» **Goal of the exercise**
Set down each line of the material that follows, exactly, with no pictures.

» **Supplied information**
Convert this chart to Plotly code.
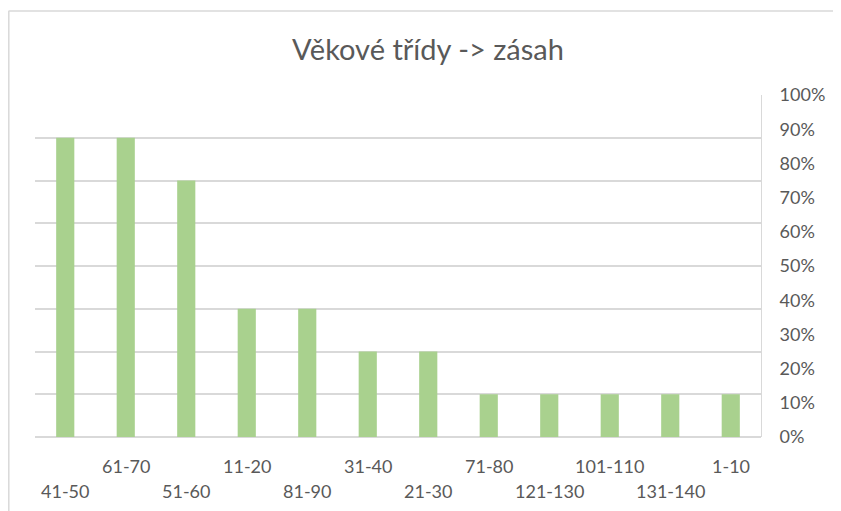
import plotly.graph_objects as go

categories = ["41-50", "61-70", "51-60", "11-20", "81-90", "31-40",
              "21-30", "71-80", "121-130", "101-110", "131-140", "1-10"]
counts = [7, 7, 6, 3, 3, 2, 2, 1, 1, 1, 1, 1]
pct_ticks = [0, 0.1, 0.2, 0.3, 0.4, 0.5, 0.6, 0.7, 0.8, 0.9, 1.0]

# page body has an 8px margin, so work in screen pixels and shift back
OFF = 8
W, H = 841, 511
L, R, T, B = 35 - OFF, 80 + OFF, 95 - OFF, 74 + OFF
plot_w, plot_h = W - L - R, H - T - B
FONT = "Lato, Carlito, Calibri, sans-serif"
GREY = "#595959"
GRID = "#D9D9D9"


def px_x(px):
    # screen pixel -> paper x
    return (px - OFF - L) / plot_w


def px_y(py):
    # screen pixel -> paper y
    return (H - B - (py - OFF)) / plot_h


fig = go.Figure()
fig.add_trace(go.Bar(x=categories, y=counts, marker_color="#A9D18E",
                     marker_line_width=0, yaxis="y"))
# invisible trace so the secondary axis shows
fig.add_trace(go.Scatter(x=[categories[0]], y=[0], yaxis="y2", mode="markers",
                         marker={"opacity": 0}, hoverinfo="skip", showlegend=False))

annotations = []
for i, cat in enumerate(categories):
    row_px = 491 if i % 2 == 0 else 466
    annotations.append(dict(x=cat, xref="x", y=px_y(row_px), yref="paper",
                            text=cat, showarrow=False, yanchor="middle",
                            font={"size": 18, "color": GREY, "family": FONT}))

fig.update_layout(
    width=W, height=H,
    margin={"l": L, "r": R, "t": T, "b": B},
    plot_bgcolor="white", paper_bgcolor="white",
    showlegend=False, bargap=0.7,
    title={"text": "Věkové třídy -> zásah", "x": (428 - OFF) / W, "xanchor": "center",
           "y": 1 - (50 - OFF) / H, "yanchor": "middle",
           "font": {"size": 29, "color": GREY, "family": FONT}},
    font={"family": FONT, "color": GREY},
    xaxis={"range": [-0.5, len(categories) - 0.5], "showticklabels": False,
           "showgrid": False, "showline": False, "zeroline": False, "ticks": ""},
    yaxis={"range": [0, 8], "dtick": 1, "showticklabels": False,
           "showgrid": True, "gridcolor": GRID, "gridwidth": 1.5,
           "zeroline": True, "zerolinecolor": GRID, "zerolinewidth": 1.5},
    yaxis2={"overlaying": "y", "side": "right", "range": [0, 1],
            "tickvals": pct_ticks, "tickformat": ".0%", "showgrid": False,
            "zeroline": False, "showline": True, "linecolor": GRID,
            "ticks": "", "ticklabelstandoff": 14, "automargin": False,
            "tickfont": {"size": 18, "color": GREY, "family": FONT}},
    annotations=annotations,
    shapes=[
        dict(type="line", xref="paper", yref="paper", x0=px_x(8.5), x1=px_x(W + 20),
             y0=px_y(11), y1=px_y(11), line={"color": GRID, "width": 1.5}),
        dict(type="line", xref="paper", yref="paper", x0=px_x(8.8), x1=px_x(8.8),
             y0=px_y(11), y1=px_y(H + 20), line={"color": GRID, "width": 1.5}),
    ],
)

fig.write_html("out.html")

» **Finished exercise**
Convert this chart to Plotly code.
import plotly.graph_objects as go

categories = ["41-50", "61-70", "51-60", "11-20", "81-90", "31-40",
              "21-30", "71-80", "121-130", "101-110", "131-140", "1-10"]
counts = [7, 7, 6, 3, 3, 2, 2, 1, 1, 1, 1, 1]
pct_ticks = [0, 0.1, 0.2, 0.3, 0.4, 0.5, 0.6, 0.7, 0.8, 0.9, 1.0]

# page body has an 8px margin, so work in screen pixels and shift back
OFF = 8
W, H = 841, 511
L, R, T, B = 35 - OFF, 80 + OFF, 95 - OFF, 74 + OFF
plot_w, plot_h = W - L - R, H - T - B
FONT = "Lato, Carlito, Calibri, sans-serif"
GREY = "#595959"
GRID = "#D9D9D9"


def px_x(px):
    # screen pixel -> paper x
    return (px - OFF - L) / plot_w


def px_y(py):
    # screen pixel -> paper y
    return (H - B - (py - OFF)) / plot_h


fig = go.Figure()
fig.add_trace(go.Bar(x=categories, y=counts, marker_color="#A9D18E",
                     marker_line_width=0, yaxis="y"))
# invisible trace so the secondary axis shows
fig.add_trace(go.Scatter(x=[categories[0]], y=[0], yaxis="y2", mode="markers",
                         marker={"opacity": 0}, hoverinfo="skip", showlegend=False))

annotations = []
for i, cat in enumerate(categories):
    row_px = 491 if i % 2 == 0 else 466
    annotations.append(dict(x=cat, xref="x", y=px_y(row_px), yref="paper",
                            text=cat, showarrow=False, yanchor="middle",
                            font={"size": 18, "color": GREY, "family": FONT}))

fig.update_layout(
    width=W, height=H,
    margin={"l": L, "r": R, "t": T, "b": B},
    plot_bgcolor="white", paper_bgcolor="white",
    showlegend=False, bargap=0.7,
    title={"text": "Věkové třídy -> zásah", "x": (428 - OFF) / W, "xanchor": "center",
           "y": 1 - (50 - OFF) / H, "yanchor": "middle",
           "font": {"size": 29, "color": GREY, "family": FONT}},
    font={"family": FONT, "color": GREY},
    xaxis={"range": [-0.5, len(categories) - 0.5], "showticklabels": False,
           "showgrid": False, "showline": False, "zeroline": False, "ticks": ""},
    yaxis={"range": [0, 8], "dtick": 1, "showticklabels": False,
           "showgrid": True, "gridcolor": GRID, "gridwidth": 1.5,
           "zeroline": True, "zerolinecolor": GRID, "zerolinewidth": 1.5},
    yaxis2={"overlaying": "y", "side": "right", "range": [0, 1],
            "tickvals": pct_ticks, "tickformat": ".0%", "showgrid": False,
            "zeroline": False, "showline": True, "linecolor": GRID,
            "ticks": "", "ticklabelstandoff": 14, "automargin": False,
            "tickfont": {"size": 18, "color": GREY, "family": FONT}},
    annotations=annotations,
    shapes=[
        dict(type="line", xref="paper", yref="paper", x0=px_x(8.5), x1=px_x(W + 20),
             y0=px_y(11), y1=px_y(11), line={"color": GRID, "width": 1.5}),
        dict(type="line", xref="paper", yref="paper", x0=px_x(8.8), x1=px_x(8.8),
             y0=px_y(11), y1=px_y(H + 20), line={"color": GRID, "width": 1.5}),
    ],
)

fig.write_html("out.html")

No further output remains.